Task description | Look through the lines below and extract each one that contains "this".

_ _ _ _ _

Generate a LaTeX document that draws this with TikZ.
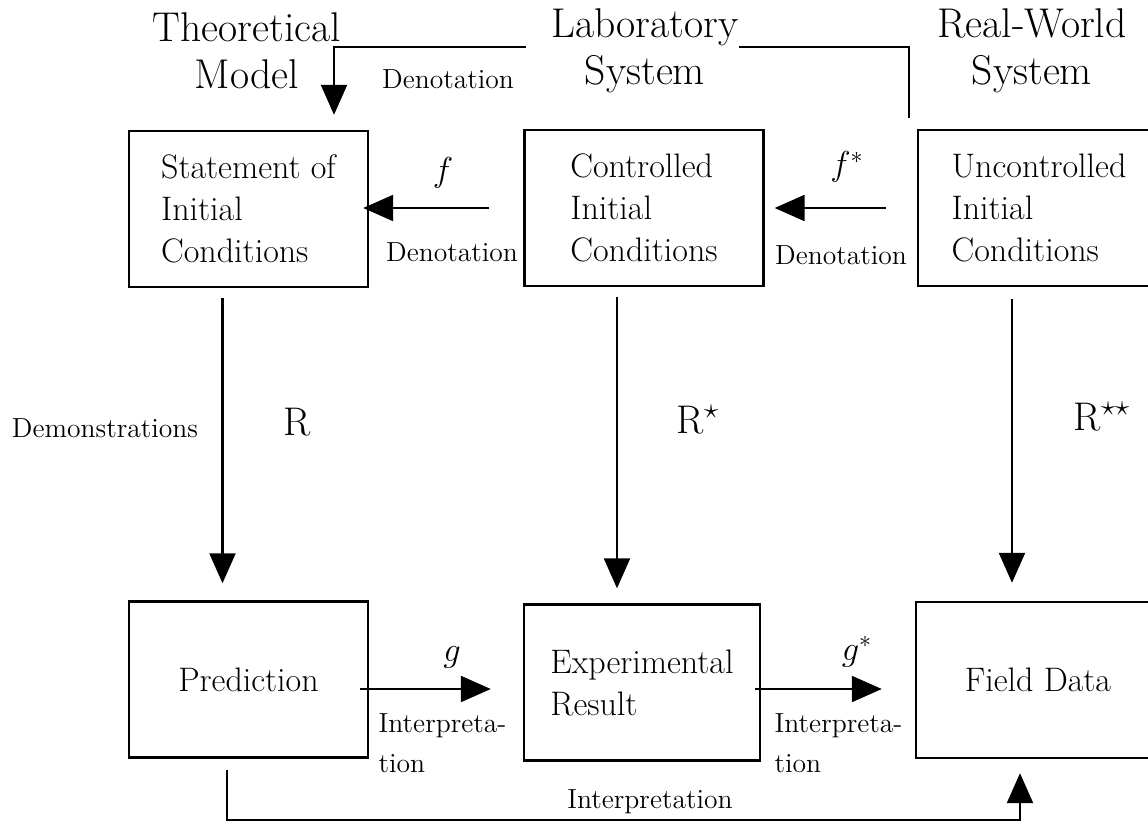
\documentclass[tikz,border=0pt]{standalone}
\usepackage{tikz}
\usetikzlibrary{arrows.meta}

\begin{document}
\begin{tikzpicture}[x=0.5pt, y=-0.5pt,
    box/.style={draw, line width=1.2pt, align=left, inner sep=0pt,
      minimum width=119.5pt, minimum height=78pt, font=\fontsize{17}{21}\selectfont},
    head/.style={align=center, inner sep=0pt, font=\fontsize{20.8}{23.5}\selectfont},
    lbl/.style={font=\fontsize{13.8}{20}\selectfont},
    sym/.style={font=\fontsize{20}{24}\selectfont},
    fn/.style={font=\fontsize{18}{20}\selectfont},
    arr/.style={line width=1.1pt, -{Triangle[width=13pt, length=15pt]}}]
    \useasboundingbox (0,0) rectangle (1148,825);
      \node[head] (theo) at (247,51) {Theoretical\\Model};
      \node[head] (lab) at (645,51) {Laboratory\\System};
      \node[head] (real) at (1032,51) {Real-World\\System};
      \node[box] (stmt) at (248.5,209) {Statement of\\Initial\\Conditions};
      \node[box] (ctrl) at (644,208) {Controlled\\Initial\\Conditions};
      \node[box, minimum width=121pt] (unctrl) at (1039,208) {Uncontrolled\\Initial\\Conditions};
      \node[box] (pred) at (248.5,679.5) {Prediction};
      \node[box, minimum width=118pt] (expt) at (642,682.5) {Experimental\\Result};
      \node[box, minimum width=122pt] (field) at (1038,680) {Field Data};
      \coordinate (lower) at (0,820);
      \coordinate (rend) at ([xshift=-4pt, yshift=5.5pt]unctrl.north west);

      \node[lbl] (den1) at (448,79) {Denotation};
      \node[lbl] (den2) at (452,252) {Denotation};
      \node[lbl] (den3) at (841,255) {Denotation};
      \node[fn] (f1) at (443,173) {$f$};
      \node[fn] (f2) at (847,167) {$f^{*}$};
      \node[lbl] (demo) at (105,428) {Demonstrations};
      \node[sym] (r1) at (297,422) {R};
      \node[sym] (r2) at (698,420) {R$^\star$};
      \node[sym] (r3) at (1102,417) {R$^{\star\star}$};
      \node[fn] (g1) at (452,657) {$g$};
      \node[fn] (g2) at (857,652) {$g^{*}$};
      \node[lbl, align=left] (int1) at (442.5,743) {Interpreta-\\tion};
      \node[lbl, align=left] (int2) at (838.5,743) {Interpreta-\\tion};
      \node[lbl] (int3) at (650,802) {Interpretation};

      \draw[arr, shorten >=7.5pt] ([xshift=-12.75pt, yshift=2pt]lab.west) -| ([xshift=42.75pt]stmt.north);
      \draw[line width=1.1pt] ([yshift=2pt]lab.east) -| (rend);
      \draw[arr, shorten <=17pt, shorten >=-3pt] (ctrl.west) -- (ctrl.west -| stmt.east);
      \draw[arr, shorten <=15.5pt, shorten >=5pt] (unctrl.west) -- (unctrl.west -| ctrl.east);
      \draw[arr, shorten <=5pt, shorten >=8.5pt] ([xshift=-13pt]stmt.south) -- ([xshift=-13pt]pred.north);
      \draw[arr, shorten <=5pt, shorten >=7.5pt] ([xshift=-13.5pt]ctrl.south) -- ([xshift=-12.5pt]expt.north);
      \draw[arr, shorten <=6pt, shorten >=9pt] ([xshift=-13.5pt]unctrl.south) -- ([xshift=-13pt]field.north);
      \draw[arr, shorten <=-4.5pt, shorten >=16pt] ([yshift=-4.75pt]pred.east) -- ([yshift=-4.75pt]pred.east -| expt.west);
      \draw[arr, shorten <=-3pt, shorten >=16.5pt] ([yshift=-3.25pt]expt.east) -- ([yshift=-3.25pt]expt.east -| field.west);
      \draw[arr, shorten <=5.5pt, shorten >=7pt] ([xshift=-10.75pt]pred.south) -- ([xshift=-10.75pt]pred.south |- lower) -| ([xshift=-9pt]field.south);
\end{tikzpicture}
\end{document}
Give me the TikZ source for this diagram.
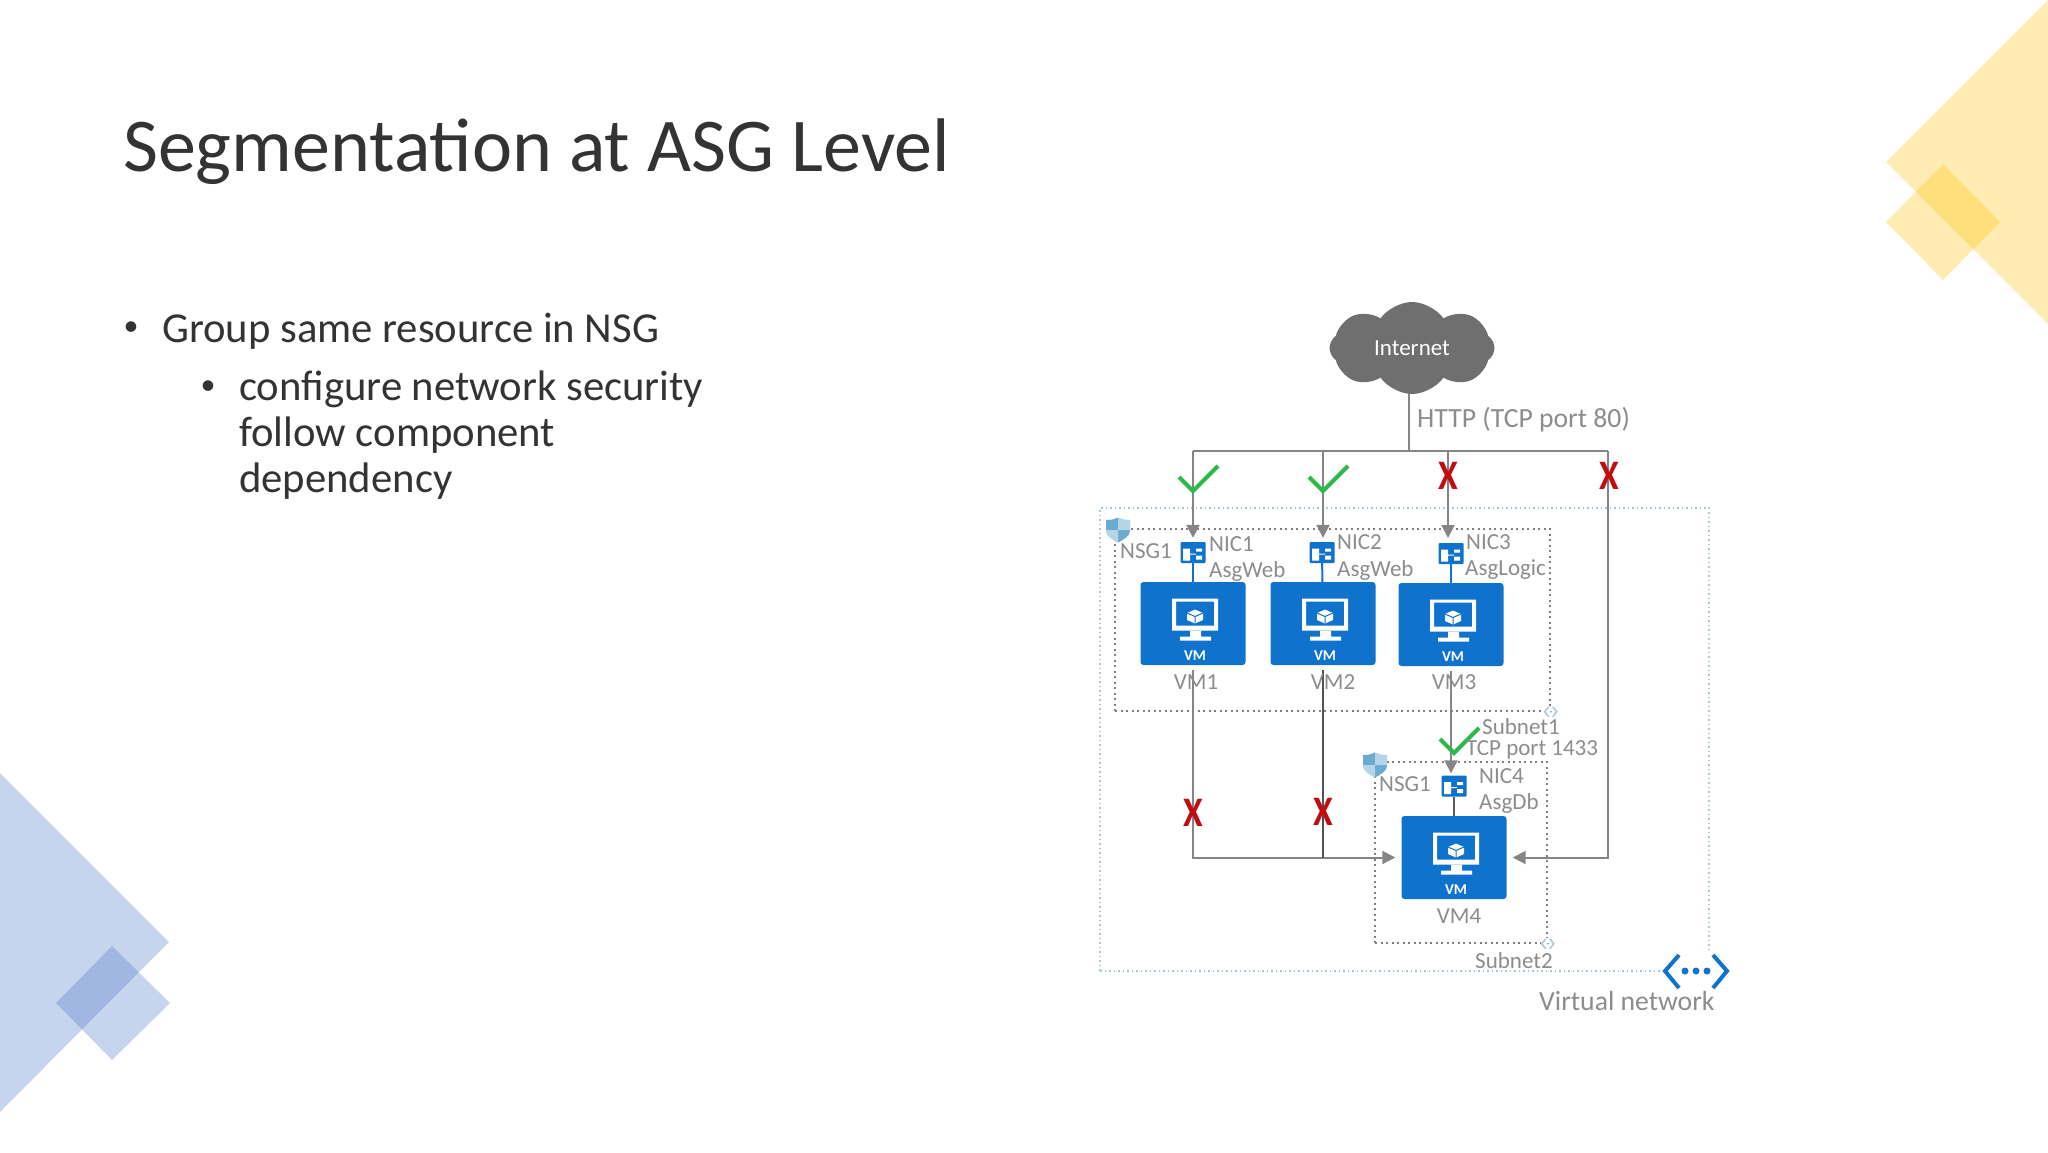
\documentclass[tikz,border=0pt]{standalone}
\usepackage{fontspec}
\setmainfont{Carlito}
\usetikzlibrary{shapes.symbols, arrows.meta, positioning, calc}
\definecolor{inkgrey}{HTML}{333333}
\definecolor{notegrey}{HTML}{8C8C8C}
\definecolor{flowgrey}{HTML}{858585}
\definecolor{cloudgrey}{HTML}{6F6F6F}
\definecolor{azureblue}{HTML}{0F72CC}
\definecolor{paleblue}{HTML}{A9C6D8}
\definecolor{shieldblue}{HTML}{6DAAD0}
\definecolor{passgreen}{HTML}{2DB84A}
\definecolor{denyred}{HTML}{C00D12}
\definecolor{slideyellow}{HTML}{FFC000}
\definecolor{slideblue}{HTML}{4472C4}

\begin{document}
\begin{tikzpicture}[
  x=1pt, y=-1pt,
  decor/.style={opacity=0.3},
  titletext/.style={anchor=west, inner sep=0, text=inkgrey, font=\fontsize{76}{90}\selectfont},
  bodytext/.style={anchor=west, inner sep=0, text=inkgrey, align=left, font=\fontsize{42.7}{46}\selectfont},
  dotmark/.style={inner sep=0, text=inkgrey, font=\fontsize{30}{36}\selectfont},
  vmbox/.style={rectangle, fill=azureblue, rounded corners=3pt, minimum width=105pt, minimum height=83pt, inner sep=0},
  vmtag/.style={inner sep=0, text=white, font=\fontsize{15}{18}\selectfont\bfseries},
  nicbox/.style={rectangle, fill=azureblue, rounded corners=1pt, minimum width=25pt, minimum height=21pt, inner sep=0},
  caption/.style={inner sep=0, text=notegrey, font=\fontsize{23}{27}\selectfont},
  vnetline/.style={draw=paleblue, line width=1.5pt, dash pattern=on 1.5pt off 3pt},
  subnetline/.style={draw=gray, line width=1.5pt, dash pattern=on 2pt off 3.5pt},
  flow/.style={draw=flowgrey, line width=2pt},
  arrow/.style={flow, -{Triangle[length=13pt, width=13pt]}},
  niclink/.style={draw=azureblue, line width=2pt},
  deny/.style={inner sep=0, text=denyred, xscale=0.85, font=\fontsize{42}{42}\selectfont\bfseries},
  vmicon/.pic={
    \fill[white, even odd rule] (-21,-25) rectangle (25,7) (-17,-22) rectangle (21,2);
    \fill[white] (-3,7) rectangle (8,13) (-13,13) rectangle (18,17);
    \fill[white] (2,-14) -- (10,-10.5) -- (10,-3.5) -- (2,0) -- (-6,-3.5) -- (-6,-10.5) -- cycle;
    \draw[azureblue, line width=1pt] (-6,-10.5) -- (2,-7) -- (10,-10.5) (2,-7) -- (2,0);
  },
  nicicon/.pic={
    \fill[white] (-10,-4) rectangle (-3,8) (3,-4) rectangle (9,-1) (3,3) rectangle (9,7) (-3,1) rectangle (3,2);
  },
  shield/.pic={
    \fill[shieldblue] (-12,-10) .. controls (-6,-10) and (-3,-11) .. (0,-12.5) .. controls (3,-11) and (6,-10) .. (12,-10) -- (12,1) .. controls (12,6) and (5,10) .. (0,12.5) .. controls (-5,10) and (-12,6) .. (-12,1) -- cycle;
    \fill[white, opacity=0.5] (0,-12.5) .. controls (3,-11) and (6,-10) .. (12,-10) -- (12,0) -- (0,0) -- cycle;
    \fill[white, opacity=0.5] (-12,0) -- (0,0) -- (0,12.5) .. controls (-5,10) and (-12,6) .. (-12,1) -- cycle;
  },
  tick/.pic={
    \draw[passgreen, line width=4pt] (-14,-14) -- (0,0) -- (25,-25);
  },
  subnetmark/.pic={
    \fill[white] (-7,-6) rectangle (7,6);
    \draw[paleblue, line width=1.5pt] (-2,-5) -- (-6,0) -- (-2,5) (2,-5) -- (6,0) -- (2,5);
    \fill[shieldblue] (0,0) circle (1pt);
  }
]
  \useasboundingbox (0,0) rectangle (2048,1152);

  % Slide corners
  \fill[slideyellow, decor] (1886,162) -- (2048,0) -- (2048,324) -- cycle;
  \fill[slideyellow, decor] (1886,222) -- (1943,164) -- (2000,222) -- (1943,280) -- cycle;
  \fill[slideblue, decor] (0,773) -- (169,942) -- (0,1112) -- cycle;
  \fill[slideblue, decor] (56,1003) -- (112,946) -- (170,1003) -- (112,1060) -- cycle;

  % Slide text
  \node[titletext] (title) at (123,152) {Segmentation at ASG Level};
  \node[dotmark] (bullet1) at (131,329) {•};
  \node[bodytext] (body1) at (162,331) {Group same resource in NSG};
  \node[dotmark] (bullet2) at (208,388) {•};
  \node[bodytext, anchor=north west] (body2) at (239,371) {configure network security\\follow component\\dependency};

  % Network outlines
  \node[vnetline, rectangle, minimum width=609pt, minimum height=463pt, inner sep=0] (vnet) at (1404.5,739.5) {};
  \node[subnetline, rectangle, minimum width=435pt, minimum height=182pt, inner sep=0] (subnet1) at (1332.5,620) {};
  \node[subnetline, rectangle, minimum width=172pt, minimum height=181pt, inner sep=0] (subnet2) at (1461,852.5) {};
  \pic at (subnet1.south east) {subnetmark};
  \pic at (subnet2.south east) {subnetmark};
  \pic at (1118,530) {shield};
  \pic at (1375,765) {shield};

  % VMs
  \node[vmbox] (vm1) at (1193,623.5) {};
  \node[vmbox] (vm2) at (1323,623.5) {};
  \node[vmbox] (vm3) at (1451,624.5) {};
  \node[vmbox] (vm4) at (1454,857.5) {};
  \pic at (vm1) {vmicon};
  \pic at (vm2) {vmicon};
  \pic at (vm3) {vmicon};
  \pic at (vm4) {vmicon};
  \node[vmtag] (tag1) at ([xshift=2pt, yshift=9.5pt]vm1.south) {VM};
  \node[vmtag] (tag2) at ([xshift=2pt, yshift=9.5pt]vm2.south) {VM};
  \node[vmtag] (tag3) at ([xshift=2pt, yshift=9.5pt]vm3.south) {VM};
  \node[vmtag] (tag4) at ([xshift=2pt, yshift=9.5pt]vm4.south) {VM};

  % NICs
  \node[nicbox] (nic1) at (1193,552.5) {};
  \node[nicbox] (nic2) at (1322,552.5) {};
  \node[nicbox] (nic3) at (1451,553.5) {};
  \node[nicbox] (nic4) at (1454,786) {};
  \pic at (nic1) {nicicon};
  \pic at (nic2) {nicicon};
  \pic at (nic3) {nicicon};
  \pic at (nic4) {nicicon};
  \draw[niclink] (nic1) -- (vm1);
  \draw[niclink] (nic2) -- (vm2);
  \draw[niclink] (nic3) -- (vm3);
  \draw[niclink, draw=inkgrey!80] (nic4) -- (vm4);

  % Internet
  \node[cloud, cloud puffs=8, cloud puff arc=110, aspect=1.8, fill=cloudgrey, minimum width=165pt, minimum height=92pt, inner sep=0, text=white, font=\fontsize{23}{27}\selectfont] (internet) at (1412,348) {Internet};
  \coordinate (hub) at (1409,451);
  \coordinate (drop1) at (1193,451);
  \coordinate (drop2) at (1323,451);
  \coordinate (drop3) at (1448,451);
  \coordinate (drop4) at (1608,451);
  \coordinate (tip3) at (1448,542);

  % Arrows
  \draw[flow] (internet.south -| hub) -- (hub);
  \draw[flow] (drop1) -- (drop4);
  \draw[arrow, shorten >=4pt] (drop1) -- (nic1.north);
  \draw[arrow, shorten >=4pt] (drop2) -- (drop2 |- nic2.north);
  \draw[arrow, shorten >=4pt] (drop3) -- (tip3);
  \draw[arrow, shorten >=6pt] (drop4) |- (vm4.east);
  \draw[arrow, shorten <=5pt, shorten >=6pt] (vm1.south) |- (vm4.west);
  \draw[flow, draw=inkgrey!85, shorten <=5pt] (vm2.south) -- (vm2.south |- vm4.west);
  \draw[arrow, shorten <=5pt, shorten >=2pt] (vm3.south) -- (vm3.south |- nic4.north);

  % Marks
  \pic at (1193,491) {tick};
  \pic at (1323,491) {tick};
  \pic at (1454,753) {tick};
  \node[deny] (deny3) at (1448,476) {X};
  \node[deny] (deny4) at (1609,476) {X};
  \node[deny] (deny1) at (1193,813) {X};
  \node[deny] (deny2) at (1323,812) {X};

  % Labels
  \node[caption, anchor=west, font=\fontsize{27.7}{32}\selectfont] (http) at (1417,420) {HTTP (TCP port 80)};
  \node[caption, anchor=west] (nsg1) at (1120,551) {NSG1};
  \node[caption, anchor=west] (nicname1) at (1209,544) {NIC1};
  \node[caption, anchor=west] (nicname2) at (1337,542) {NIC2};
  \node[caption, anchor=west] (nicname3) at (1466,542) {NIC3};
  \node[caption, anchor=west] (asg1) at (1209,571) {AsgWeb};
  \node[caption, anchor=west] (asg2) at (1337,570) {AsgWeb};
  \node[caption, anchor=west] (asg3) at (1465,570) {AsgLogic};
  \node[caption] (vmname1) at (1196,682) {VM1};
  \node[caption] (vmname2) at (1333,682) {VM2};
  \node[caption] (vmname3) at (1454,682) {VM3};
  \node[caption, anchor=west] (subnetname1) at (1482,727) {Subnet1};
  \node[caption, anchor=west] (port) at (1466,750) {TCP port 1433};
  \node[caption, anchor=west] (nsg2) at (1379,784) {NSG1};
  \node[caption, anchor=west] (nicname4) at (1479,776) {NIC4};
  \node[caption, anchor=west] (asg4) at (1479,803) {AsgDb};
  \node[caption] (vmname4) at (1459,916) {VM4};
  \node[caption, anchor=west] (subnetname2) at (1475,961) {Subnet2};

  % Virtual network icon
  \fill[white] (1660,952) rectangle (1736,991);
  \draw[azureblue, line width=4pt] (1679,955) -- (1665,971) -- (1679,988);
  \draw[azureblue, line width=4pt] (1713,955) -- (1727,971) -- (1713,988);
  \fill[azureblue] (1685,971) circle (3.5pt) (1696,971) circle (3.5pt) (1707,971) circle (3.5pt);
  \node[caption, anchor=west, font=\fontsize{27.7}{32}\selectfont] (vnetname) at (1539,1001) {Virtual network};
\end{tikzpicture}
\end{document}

_ _ _ _ _

Task answer |
Generate a LaTeX document that draws this with TikZ.
Give me the TikZ source for this diagram.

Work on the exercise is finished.